Frack First, Disclose Chemicals Later Under U.S. Rule
Oil and natural gas companies won’t be forced to disclose chemicals used in hydraulic fracturing until work is completed, under a proposed U.S. rule issued today that drew opposition from environmental groups.
The proposal lets gas producers exclude trade secrets and confidential information, Interior Secretary Ken Salazar said today on a conference call. It would add about $11,833 in costs per well in 2013, according the Interior Department.
“The proposal today will allow us to continue powering our economy by developing America’s abundant oil and gas resources,” Salazar said during a conference call. “It is critical that the public has full confidence that effective safety and environmental protections are in place.”
President Barack Obama has pledged to increase gas production without harming the environment. The U.S. industry argued for reporting after completing the fracking, which injects water, sand and chemicals underground to free trapped gas. Environmental groups had preferred an earlier draft of the standards that would have required disclosure before work began.
“This is a free pass to the oil and gas industry at the expense of public health,” Jessica Ennis, a Washington-based legislative associate for the environmental group Earthjustice, said today in an e-mail.
The Natural Resources Defense Council, a New York-based advocacy group, faulted the Obama administration for crafting a rule it said is weaker than the requirements set by states.
‘Critical First Step’
“This is a critical first step, but so much more needs to be done,” said Amy Mall, senior policy analyst at the Council. “Federal safeguards have not caught up” with states, she said.
The Washington-based American Exploration and Production Council, representing natural gas companies including Anadarko Petroleum Corp. (APC) and Apache Corp. (APA), had said more disclosure will slow energy development.
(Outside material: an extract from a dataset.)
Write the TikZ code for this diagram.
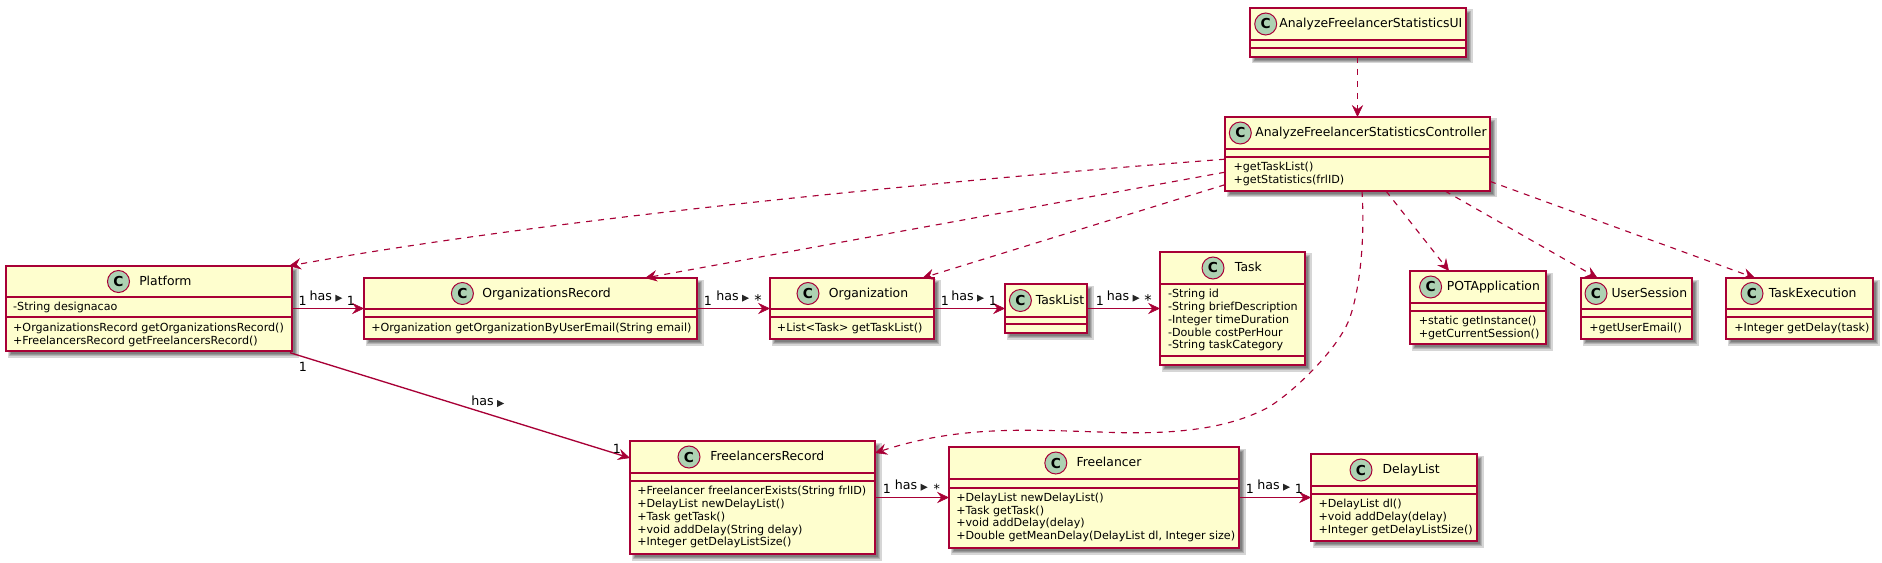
\documentclass[tikz,border=0pt]{standalone}
\usepackage{fontspec}
\setmainfont{DejaVu Sans}
\usetikzlibrary{arrows.meta,calc}
\definecolor{umlborder}{HTML}{A80036}
\definecolor{umlfill}{HTML}{FEFECE}
\definecolor{umlcirc}{HTML}{ADD1B2}
\tikzset{
  x=0.75pt,y=-0.75pt,
  umlhead/.tip={Stealth[length=9pt,width=8.5pt,inset=3.2pt,fill=umlborder,line width=0.4pt,sep=0pt]},
  classbox/.style={draw=umlborder,fill=umlfill,line width=1.2pt,inner sep=0pt,outer sep=0pt},
  classline/.style={draw=umlborder,line width=1.2pt},
  shadowlayer/.style={fill=black,fill opacity=0.16,draw=none},
  circ/.style={circle,draw=umlborder,fill=umlcirc,line width=0.75pt,minimum size=16.5pt,inner sep=0pt,font=\fontsize{10.3pt}{12pt}\bfseries},
  ctitle/.style={anchor=west,inner sep=0pt,font=\fontsize{9.3pt}{11pt}\selectfont,text height=7.5pt,text depth=1.9pt},
  member/.style={anchor=west,inner sep=0pt,font=\fontsize{8.35pt}{10pt}\selectfont,text height=6.6pt,text depth=1.7pt},
  lab/.style={anchor=west,inner sep=0pt,font=\fontsize{9.5pt}{11pt}\selectfont,text height=7pt,text depth=1.9pt},
  mult/.style={anchor=center,inner sep=0pt,font=\fontsize{9.5pt}{11pt}\selectfont,text height=7pt,text depth=0pt},
  dep/.style={draw=umlborder,line width=0.85pt,dash pattern=on 4.5pt off 4.5pt,-umlhead},
  assoc/.style={draw=umlborder,line width=1pt,-umlhead},
}
\newcommand{\ClassBox}[9]{%
  \foreach \g in {2.5,1.2,0,-1.2}{%
    \fill[shadowlayer] (#2+4-\g,#3+4-\g) rectangle (#4+4+\g,#5+4+\g);}
  \pgfmathsetlengthmacro{\bw}{(#4-#2)*0.75}%
  \pgfmathsetlengthmacro{\bh}{(#5-#3)*0.75}%
  \node[classbox,minimum width=\bw,minimum height=\bh] (#1) at ({(#2+#4)/2},{(#3+#5)/2}) {};
  \draw[classline] (#2,#6) -- (#4,#6);
  \draw[classline] (#2,#7) -- (#4,#7);
  \node[circ] (#1-c) at (#8,{(#3+#6)/2}) {C};
  \node[ctitle] (#1-t) at (#9,{(#3+#6)/2}) 
}
\newcommand{\HasLab}[3]{%
  \node[lab] (#1) at (#2,#3) {has};
  \fill[black!85] (#2+26,#3-2) -- (#2+33,#3+1.5) -- (#2+26,#3+5) -- cycle;
}
\newcommand{\Mult}[4]{\node[mult] (#1) at (#2,#3) {#4};}
\begin{document}
\begin{tikzpicture}
\useasboundingbox (0,0) rectangle (1882,563);

\ClassBox{ui}{1250}{8}{1466}{57}{40}{48}{1265.7}{1279}{AnalyzeFreelancerStatisticsUI};
\ClassBox{ctrl}{1225}{117}{1490}{191}{149}{157}{1240.3}{1255}{AnalyzeFreelancerStatisticsController};
\node[member] (ctrl-m1) at (1233.3,167) {+getTaskList()};
\node[member] (ctrl-m2) at (1233.3,180) {+getStatistics(frlID)};

\ClassBox{plat}{6}{266}{292}{351}{297}{317}{118.5}{139}{Platform};
\node[member] (plat-m1) at (12.9,307.3) {-String designacao};
\node[member] (plat-m2) at (12.9,328.3) {+OrganizationsRecord getOrganizationsRecord()};
\node[member] (plat-m3) at (12.9,341) {+FreelancersRecord getFreelancersRecord()};

\ClassBox{orec}{364}{278}{697}{339}{309}{317}{462.4}{482}{OrganizationsRecord};
\node[member] (orec-m1) at (371,328.3) {+Organization getOrganizationByUserEmail(String email)};

\ClassBox{org}{770}{278}{934}{339}{309}{317}{808}{828.6}{Organization};
\node[member] (org-m1) at (776.7,328.3) {+List<Task> getTaskList()};

\ClassBox{tlist}{1005}{284}{1087}{333}{317}{324}{1020.4}{1035.5}{TaskList};

\ClassBox{task}{1160}{252}{1305}{365}{284}{356}{1213}{1234.7}{Task};
\node[member] (task-m1) at (1167.8,294.3) {-String id};
\node[member] (task-m2) at (1167.8,307.3) {-String briefDescription};
\node[member] (task-m3) at (1167.8,320.3) {-Integer timeDuration};
\node[member] (task-m4) at (1167.8,333.3) {-Double costPerHour};
\node[member] (task-m5) at (1167.8,345.3) {-String taskCategory};

\ClassBox{pot}{1410}{271}{1546}{344}{303}{311}{1430.6}{1446.5}{POTApplication};
\node[member] (pot-m1) at (1418.5,321.3) {+static getInstance()};
\node[member] (pot-m2) at (1418.5,334) {+getCurrentSession()};

\ClassBox{us}{1581}{278}{1692}{339}{309}{317}{1596}{1611.3}{UserSession};
\node[member] (us-m1) at (1589,328) {+getUserEmail()};

\ClassBox{te}{1726}{278}{1873}{339}{309}{317}{1752}{1768.6}{TaskExecution};
\node[member] (te-m1) at (1734,328) {+Integer getDelay(task)};

\ClassBox{frec}{630}{441}{875}{554}{473}{481}{689}{710}{FreelancersRecord};
\node[member] (frec-m1) at (637,491) {+Freelancer freelancerExists(String frlID)};
\node[member] (frec-m2) at (637,504) {+DelayList newDelayList()};
\node[member] (frec-m3) at (637,517) {+Task getTask()};
\node[member] (frec-m4) at (637,530) {+void addDelay(String delay)};
\node[member] (frec-m5) at (637,542.3) {+Integer getDelayListSize()};

\ClassBox{fr}{949}{447}{1239}{548}{479}{488}{1055.8}{1076.4}{Freelancer};
\node[member] (fr-m1) at (956,498.3) {+DelayList newDelayList()};
\node[member] (fr-m2) at (956,511) {+Task getTask()};
\node[member] (fr-m3) at (956,523.7) {+void addDelay(delay)};
\node[member] (fr-m4) at (956,536.3) {+Double getMeanDelay(DelayList dl, Integer size)};

\ClassBox{dl}{1311}{454}{1477}{541}{486}{494}{1361}{1382.3}{DelayList};
\node[member] (dl-m1) at (1318.3,504) {+DelayList dl()};
\node[member] (dl-m2) at (1318.3,517) {+void addDelay(delay)};
\node[member] (dl-m3) at (1318.3,530) {+Integer getDelayListSize()};

% dependencies
\draw[dep] ($(ui.south)+(-0.5,0)$) -- ($(ui.south |- ctrl.north)+(-0.5,0)$);
\draw[dep] ($(ctrl.north west)+(0,42.2)$) .. controls (900,184) and (530,222) .. ($(plat.north east)+(-3,0)$);
\draw[dep] ($(ctrl.north west)+(0,55.2)$) -- ($(orec.north west)+(281,0)$);
\draw[dep] ($(ctrl.north west)+(0,67.7)$) -- ($(org.north west)+(152.4,0)$);
\draw[dep] ($(ctrl.south west)+(137,0)$) .. controls (1365,240) and (1360,290) .. (1349,320)
  .. controls (1336,352) and (1290,395) .. (1267,408)
  .. controls (1225,430) and (1170,435) .. (1100,432)
  .. controls (1030,430) and (960,425) .. ($(frec.north east)+(0,12)$);
\draw[dep] ($(ctrl.south west)+(161,0)$) -- ($(pot.north west)+(39,0)$);
\draw[dep] ($(ctrl.south west)+(220,0)$) -- ($(us.north west)+(16.5,0)$);
\draw[dep] ($(ctrl.north east)+(0,64.4)$) -- ($(te.north west)+(29,0)$);

% associations
\draw[assoc] (plat.east) -- (plat.east -| orec.west);
\draw[assoc] (orec.east) -- (orec.east -| org.west);
\draw[assoc] (org.east) -- (org.east -| tlist.west);
\draw[assoc] (tlist.east) -- (tlist.east -| task.west);
\draw[assoc] (frec.east) -- (frec.east -| fr.west);
\draw[assoc] (fr.east) -- (fr.east -| dl.west);
\draw[assoc] ($(plat.south east)+(-2,1.7)$) -- ($(frec.north west)+(0,17)$);

% labels
\Mult{m1}{302.7}{300.5}{1} \HasLab{h1}{309.3}{296.7} \Mult{m2}{351}{300.5}{1}
\Mult{m3}{708}{300.5}{1} \HasLab{h2}{716}{296.7} \Mult{m4}{758}{300.5}{\fontsize{11pt}{11pt}\selectfont *}
\Mult{m5}{945}{300.5}{1} \HasLab{h3}{951}{296.7} \Mult{m6}{993}{300.5}{1}
\Mult{m7}{1100}{300.5}{1} \HasLab{h4}{1106.5}{296.7} \Mult{m8}{1148}{300.5}{\fontsize{11pt}{11pt}\selectfont *}
\Mult{m9}{887}{489}{1} \HasLab{h5}{894.6}{485.7} \Mult{m10}{936.7}{489}{*}
\Mult{m11}{1250}{489}{1} \HasLab{h6}{1257}{485.7} \Mult{m12}{1299}{489}{1}
\Mult{m13}{303}{366.5}{1} \HasLab{h7}{471}{402} \Mult{m14}{617}{449}{1}
\end{tikzpicture}
\end{document}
The Independent Petroleum Association of America called the rule “an unnecessary layer of rigidity” in an e-mail sent after the rule was released.
Following recommendations from the energy industry, the Interior Department is working to integrate the disclosure called for in today’s rule with the existing website FracFocus.org, managed by with the Ground Water Protection Council and the Interstate Oil and Gas Compact Commission, and used by the companies.
The rule would require energy companies to confirm that wells meet appropriate construction standards, and that the operators have plans to manage water that flows back when the fracturing is completed.
The administration set a “high bar” for companies to invoke the exemption that would exempt reporting trade secrets or other proprietary information, Salazar said on the call.
“The proposed rule seeks to achieve benefits by making more information available to the public about the chemicals injected in well-stimulation fluids, while protecting trade secrets and confidential business information,” according to the rule.
Fracking, used by companies such as Exxon Mobil Corp (XOM) and Chevron Corp. (CVX), helped the U.S. become the world’s largest natural gas producer. While Interior rules would only apply to the federal lands, the administration hopes states will follow its model.
Salazar said the rule, which is subject to 60 days of public comment, may become final later this year.